Hunger Nearly Five Times as Prevalent with LGBTQ Communities
A 53-year-old transgender woman named Tanya Asapansa-Johnson Walker, the New York Times reported last year, has relied on food pantries for years because finding a job is so much more challenging because of her identity.
You have heard the statistics—one in 10 of our neighbors in our service area are hungry today. As staggering as this number is, it’s not the full picture.
For LGBTQ communities in Minnesota, the rate is almost five times higher.
Forty-five percent of the respondents in this LGBTQ health survey reported being hungry in the last year.
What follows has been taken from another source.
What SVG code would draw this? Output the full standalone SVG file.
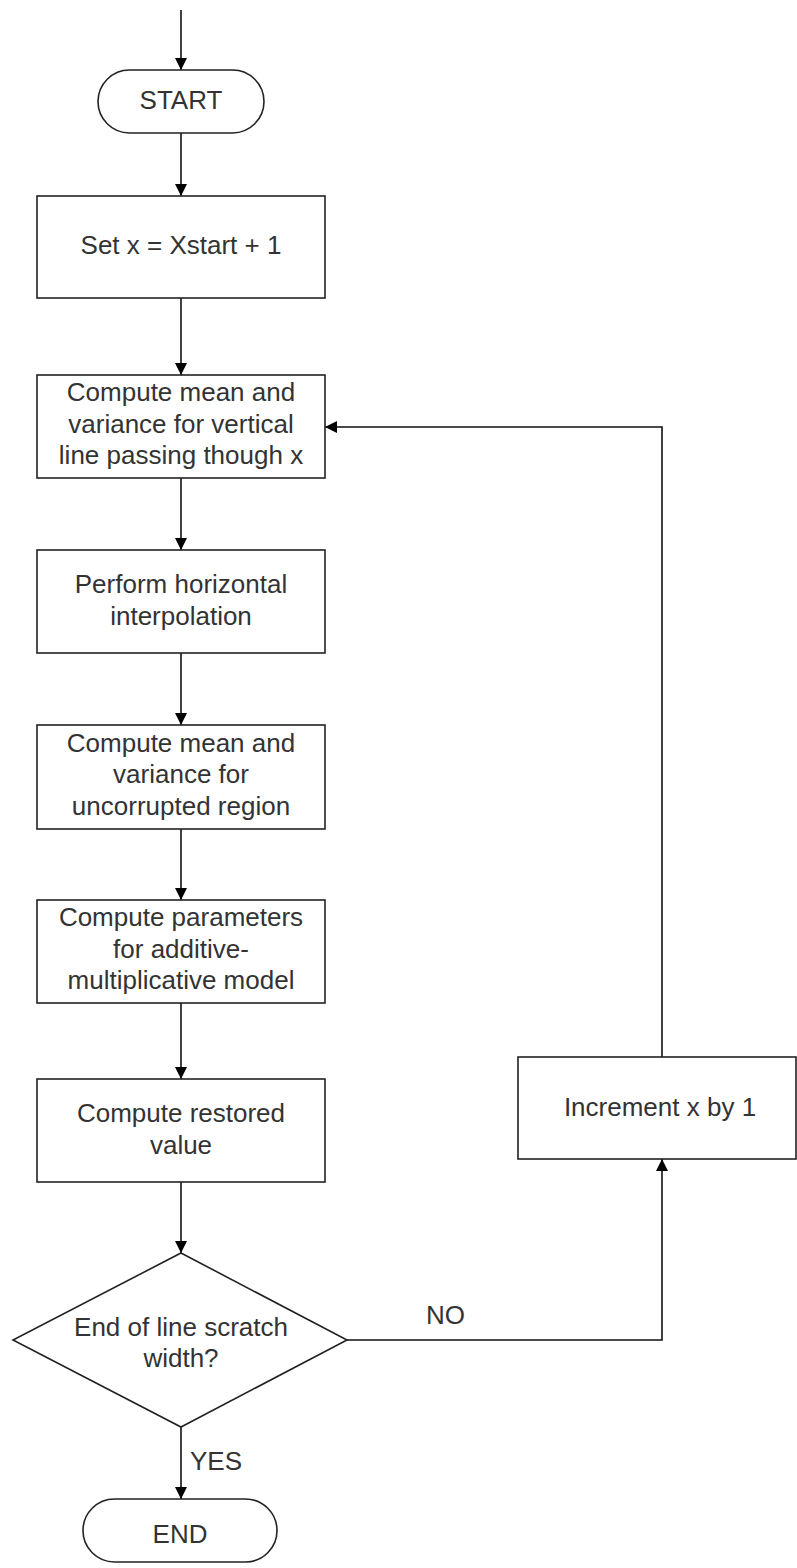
<svg xmlns="http://www.w3.org/2000/svg" width="797" height="1568" viewBox="0 0 797 1568">
<defs>
<marker id="arr" viewBox="0 0 12 12" refX="12" refY="6" markerWidth="12" markerHeight="12" markerUnits="userSpaceOnUse" orient="auto">
<path d="M0,0 L12,6 L0,12 Z" fill="#000"/>
</marker>
<style>
.shape{fill:#fff;stroke:#222;stroke-width:1.6}
.t{font-family:"Liberation Sans",Arial,sans-serif;font-size:26px;fill:#333;text-anchor:middle}
.lbl{font-family:"Liberation Sans",Arial,sans-serif;font-size:26px;fill:#333}
.c{fill:none;stroke:#111;stroke-width:1.6}
</style>
</defs>
<rect width="797" height="1568" fill="#fff"/>
<g id="connectors">
<line class="c" x1="181" y1="10" x2="181" y2="70" marker-end="url(#arr)"/>
<line class="c" x1="181" y1="133" x2="181" y2="196" marker-end="url(#arr)"/>
<line class="c" x1="181" y1="298" x2="181" y2="375" marker-end="url(#arr)"/>
<line class="c" x1="181" y1="478" x2="181" y2="550" marker-end="url(#arr)"/>
<line class="c" x1="181" y1="653" x2="181" y2="725" marker-end="url(#arr)"/>
<line class="c" x1="181" y1="829" x2="181" y2="900" marker-end="url(#arr)"/>
<line class="c" x1="181" y1="1003" x2="181" y2="1079" marker-end="url(#arr)"/>
<line class="c" x1="181" y1="1182" x2="181" y2="1253" marker-end="url(#arr)"/>
<line class="c" x1="181" y1="1427" x2="181" y2="1499" marker-end="url(#arr)"/>
<polyline class="c" points="347,1340 662,1340 662,1159" marker-end="url(#arr)"/>
<polyline class="c" points="662,1057 662,427 325,427" marker-end="url(#arr)"/>
<text class="lbl" x="426" y="1324">NO</text>
<text class="lbl" x="190" y="1470">YES</text>
</g>
<g id="start">
<rect class="shape" x="98" y="70" width="166" height="63" rx="31.5" ry="31.5"/>
<text class="t" x="181" y="109">START</text>
</g>
<g id="set-x">
<rect class="shape" x="37" y="196" width="288" height="102"/>
<text class="t" x="181" y="254">Set x = Xstart + 1</text>
</g>
<g id="vertical-stats">
<rect class="shape" x="37" y="375" width="288" height="103"/>
<text class="t" x="181" y="401">Compute mean and</text>
<text class="t" x="181" y="433">variance for vertical</text>
<text class="t" x="181" y="464">line passing though x</text>
</g>
<g id="interpolation">
<rect class="shape" x="37" y="550" width="288" height="103"/>
<text class="t" x="181" y="593">Perform horizontal</text>
<text class="t" x="181" y="625">interpolation</text>
</g>
<g id="uncorrupted-stats">
<rect class="shape" x="37" y="725" width="288" height="104"/>
<text class="t" x="181" y="752">Compute mean and</text>
<text class="t" x="181" y="783">variance for</text>
<text class="t" x="181" y="815">uncorrupted region</text>
</g>
<g id="parameters">
<rect class="shape" x="37" y="900" width="288" height="103"/>
<text class="t" x="181" y="926">Compute parameters</text>
<text class="t" x="181" y="958">for additive-</text>
<text class="t" x="181" y="989">multiplicative model</text>
</g>
<g id="restored">
<rect class="shape" x="37" y="1079" width="288" height="103"/>
<text class="t" x="181" y="1122">Compute restored</text>
<text class="t" x="181" y="1154">value</text>
</g>
<g id="decision">
<polygon class="shape" points="181,1253 347,1340 181,1427 13,1340"/>
<text class="t" x="181" y="1336">End of line scratch</text>
<text class="t" x="181" y="1367">width?</text>
</g>
<g id="increment">
<rect class="shape" x="518" y="1057" width="278" height="102"/>
<text class="t" x="660" y="1116">Increment x by 1</text>
</g>
<g id="end">
<rect class="shape" x="83" y="1499" width="194" height="63" rx="31.5" ry="31.5"/>
<text class="t" x="180" y="1543">END</text>
</g>
</svg>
This number came from the Rainbow Health Initiative (RHI)’s 2016 Voices of Health survey, which collects data about a variety of health issues within the LGBTQ communities, including information about tobacco use, homelessness, general health access and food security.
John Parker-Der Boghossian, the Equity & Inclusion Education Manager at RHI, said the Voices of Health survey provides much-needed perspective about how different communities are affected differently by the health care system, especially because there is so much misinformation when it comes to LGBTQ communities.
It is paramount to consider food when talking about health, which is why RHI started asking about food security in 2012.
Hunger can be the result of many systemic circumstances, but there’s an added layer for the LGBTQ communities: Because of challenges with acceptance from loved ones, many LGBTQ folks who come across financial challenges don’t have a safety net. “Some folks can’t rely on family to support them through things,” John said. “We have disproportionately high numbers of LGBTQ homeless youth, and we have high numbers of homeless adults.”
As an LGBTQ person grows older and works to get established, they may face additional challenges. “Especially if someone is transgender, they tend to experience troubles in the workplace because employers don’t know how to handle that,” John said, “so the trans person ends up bouncing from job to job. And that creates stress and instability for folks.”
From Tanya’s experience, the difference is palpable: “As soon as they realize you’re trans, you see their face changes; everything stops right there,” Tanya told the New York Times.
It’s cyclical, and one of the biggest barriers for LGBTQ folks when overcoming this barrier is that some Minnesotans don’t believe there’s a problem in the first place. “There’s a mythology of affluence in the queer communities,” John said. “But that just isn’t true. For some, it is much better, but for some, it is very much not. We have two trans people running for city council, but at the same time, we have trans folks being denied care because of their identity in the metro area.”
“There’s this [false] singular narrative when listening to policymakers,” John added, “that LGBTQ communities don’t need SNAP or other food assistance because they don’t have [children of their own] so they have disposable incomes.”
Even if food insecure LGBTQ Minnesotans could really use food assistance, John said, they likely won’t because of the stigma. “They don’t want to visit a food pantry because they don’t want a handout—they don’t want to enroll in SNAP because they don’t want a handout,” John said. “They’ve internalized this belief that if you’re getting assistance, somehow they’re lesser. They’re deliberately not accessing resources because of that belief.”
No person should be hungry—not a single neighbor. Second Harvest Heartland is proud to support our neighbors, inclusive of all identities and backgrounds through being part of the Pride parade and working to reduce stigma associated with getting food assistance.